• INFORMATION SUPPLIED:
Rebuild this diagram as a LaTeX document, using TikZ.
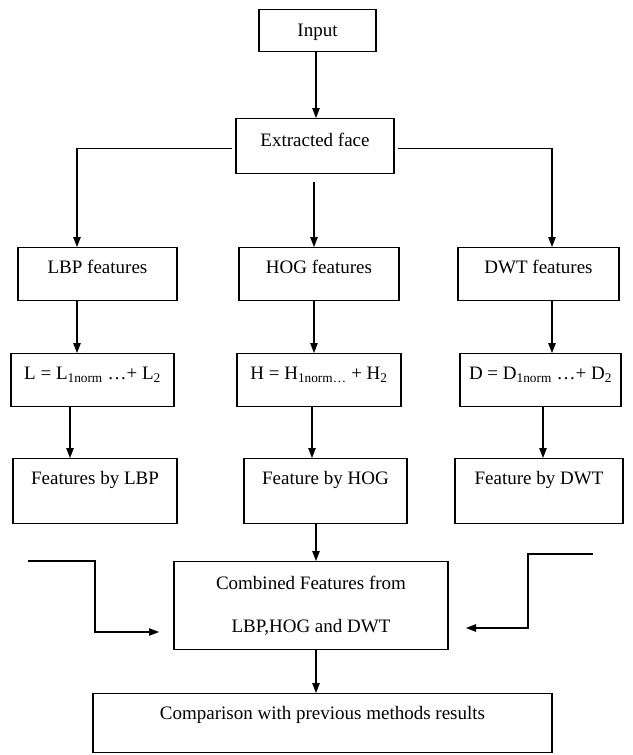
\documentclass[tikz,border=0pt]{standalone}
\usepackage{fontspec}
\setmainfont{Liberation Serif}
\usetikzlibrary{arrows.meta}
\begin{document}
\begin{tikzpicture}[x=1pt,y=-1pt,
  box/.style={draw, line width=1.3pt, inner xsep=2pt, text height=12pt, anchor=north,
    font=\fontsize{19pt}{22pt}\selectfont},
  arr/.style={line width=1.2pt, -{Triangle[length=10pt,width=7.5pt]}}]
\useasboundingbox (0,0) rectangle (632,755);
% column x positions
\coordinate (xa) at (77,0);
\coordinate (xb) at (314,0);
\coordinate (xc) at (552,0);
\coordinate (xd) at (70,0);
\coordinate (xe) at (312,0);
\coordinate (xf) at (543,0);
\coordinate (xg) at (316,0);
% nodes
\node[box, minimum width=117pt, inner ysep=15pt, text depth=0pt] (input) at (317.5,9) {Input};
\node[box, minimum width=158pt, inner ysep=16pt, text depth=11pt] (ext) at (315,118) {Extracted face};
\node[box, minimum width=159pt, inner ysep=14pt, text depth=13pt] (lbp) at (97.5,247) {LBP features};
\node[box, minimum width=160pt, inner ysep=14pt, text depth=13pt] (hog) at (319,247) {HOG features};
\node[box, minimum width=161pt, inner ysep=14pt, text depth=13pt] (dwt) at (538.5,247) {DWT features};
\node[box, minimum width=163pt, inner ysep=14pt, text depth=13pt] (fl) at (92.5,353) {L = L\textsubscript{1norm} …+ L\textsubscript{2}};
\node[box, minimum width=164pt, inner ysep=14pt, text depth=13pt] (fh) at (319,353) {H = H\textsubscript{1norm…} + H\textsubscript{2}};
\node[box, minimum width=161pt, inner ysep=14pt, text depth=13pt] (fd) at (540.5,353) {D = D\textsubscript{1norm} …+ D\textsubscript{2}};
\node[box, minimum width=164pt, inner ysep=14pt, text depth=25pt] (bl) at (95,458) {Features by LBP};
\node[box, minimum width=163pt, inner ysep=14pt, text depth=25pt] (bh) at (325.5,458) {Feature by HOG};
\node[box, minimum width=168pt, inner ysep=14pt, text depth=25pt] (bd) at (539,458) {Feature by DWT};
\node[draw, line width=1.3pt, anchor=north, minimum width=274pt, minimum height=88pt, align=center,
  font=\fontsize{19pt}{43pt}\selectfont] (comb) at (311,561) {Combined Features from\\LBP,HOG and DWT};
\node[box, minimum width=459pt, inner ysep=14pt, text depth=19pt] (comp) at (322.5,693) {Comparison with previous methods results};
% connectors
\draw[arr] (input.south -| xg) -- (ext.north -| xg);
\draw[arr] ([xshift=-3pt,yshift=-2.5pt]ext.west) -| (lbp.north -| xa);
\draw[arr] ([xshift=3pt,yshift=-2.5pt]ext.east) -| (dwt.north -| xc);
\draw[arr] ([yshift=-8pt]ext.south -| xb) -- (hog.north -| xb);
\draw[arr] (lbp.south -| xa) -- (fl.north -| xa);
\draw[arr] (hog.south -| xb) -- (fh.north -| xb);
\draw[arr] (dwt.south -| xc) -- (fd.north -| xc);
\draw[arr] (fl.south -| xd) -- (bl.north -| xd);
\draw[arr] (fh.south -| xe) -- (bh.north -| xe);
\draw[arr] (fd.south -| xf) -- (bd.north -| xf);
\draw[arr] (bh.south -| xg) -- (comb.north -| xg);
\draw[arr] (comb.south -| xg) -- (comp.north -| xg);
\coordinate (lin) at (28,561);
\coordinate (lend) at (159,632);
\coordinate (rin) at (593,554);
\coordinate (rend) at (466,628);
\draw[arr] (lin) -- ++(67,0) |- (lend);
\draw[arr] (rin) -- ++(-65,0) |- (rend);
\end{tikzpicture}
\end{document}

• THE REQUEST: Leave the pictures out and output the rest of the listing exactly.

• REPLY:
Rebuild this diagram as a LaTeX document, using TikZ.
\documentclass[tikz,border=0pt]{standalone}
\usepackage{fontspec}
\setmainfont{Liberation Serif}
\usetikzlibrary{arrows.meta}
\begin{document}
\begin{tikzpicture}[x=1pt,y=-1pt,
  box/.style={draw, line width=1.3pt, inner xsep=2pt, text height=12pt, anchor=north,
    font=\fontsize{19pt}{22pt}\selectfont},
  arr/.style={line width=1.2pt, -{Triangle[length=10pt,width=7.5pt]}}]
\useasboundingbox (0,0) rectangle (632,755);
% column x positions
\coordinate (xa) at (77,0);
\coordinate (xb) at (314,0);
\coordinate (xc) at (552,0);
\coordinate (xd) at (70,0);
\coordinate (xe) at (312,0);
\coordinate (xf) at (543,0);
\coordinate (xg) at (316,0);
% nodes
\node[box, minimum width=117pt, inner ysep=15pt, text depth=0pt] (input) at (317.5,9) {Input};
\node[box, minimum width=158pt, inner ysep=16pt, text depth=11pt] (ext) at (315,118) {Extracted face};
\node[box, minimum width=159pt, inner ysep=14pt, text depth=13pt] (lbp) at (97.5,247) {LBP features};
\node[box, minimum width=160pt, inner ysep=14pt, text depth=13pt] (hog) at (319,247) {HOG features};
\node[box, minimum width=161pt, inner ysep=14pt, text depth=13pt] (dwt) at (538.5,247) {DWT features};
\node[box, minimum width=163pt, inner ysep=14pt, text depth=13pt] (fl) at (92.5,353) {L = L\textsubscript{1norm} …+ L\textsubscript{2}};
\node[box, minimum width=164pt, inner ysep=14pt, text depth=13pt] (fh) at (319,353) {H = H\textsubscript{1norm…} + H\textsubscript{2}};
\node[box, minimum width=161pt, inner ysep=14pt, text depth=13pt] (fd) at (540.5,353) {D = D\textsubscript{1norm} …+ D\textsubscript{2}};
\node[box, minimum width=164pt, inner ysep=14pt, text depth=25pt] (bl) at (95,458) {Features by LBP};
\node[box, minimum width=163pt, inner ysep=14pt, text depth=25pt] (bh) at (325.5,458) {Feature by HOG};
\node[box, minimum width=168pt, inner ysep=14pt, text depth=25pt] (bd) at (539,458) {Feature by DWT};
\node[draw, line width=1.3pt, anchor=north, minimum width=274pt, minimum height=88pt, align=center,
  font=\fontsize{19pt}{43pt}\selectfont] (comb) at (311,561) {Combined Features from\\LBP,HOG and DWT};
\node[box, minimum width=459pt, inner ysep=14pt, text depth=19pt] (comp) at (322.5,693) {Comparison with previous methods results};
% connectors
\draw[arr] (input.south -| xg) -- (ext.north -| xg);
\draw[arr] ([xshift=-3pt,yshift=-2.5pt]ext.west) -| (lbp.north -| xa);
\draw[arr] ([xshift=3pt,yshift=-2.5pt]ext.east) -| (dwt.north -| xc);
\draw[arr] ([yshift=-8pt]ext.south -| xb) -- (hog.north -| xb);
\draw[arr] (lbp.south -| xa) -- (fl.north -| xa);
\draw[arr] (hog.south -| xb) -- (fh.north -| xb);
\draw[arr] (dwt.south -| xc) -- (fd.north -| xc);
\draw[arr] (fl.south -| xd) -- (bl.north -| xd);
\draw[arr] (fh.south -| xe) -- (bh.north -| xe);
\draw[arr] (fd.south -| xf) -- (bd.north -| xf);
\draw[arr] (bh.south -| xg) -- (comb.north -| xg);
\draw[arr] (comb.south -| xg) -- (comp.north -| xg);
\coordinate (lin) at (28,561);
\coordinate (lend) at (159,632);
\coordinate (rin) at (593,554);
\coordinate (rend) at (466,628);
\draw[arr] (lin) -- ++(67,0) |- (lend);
\draw[arr] (rin) -- ++(-65,0) |- (rend);
\end{tikzpicture}
\end{document}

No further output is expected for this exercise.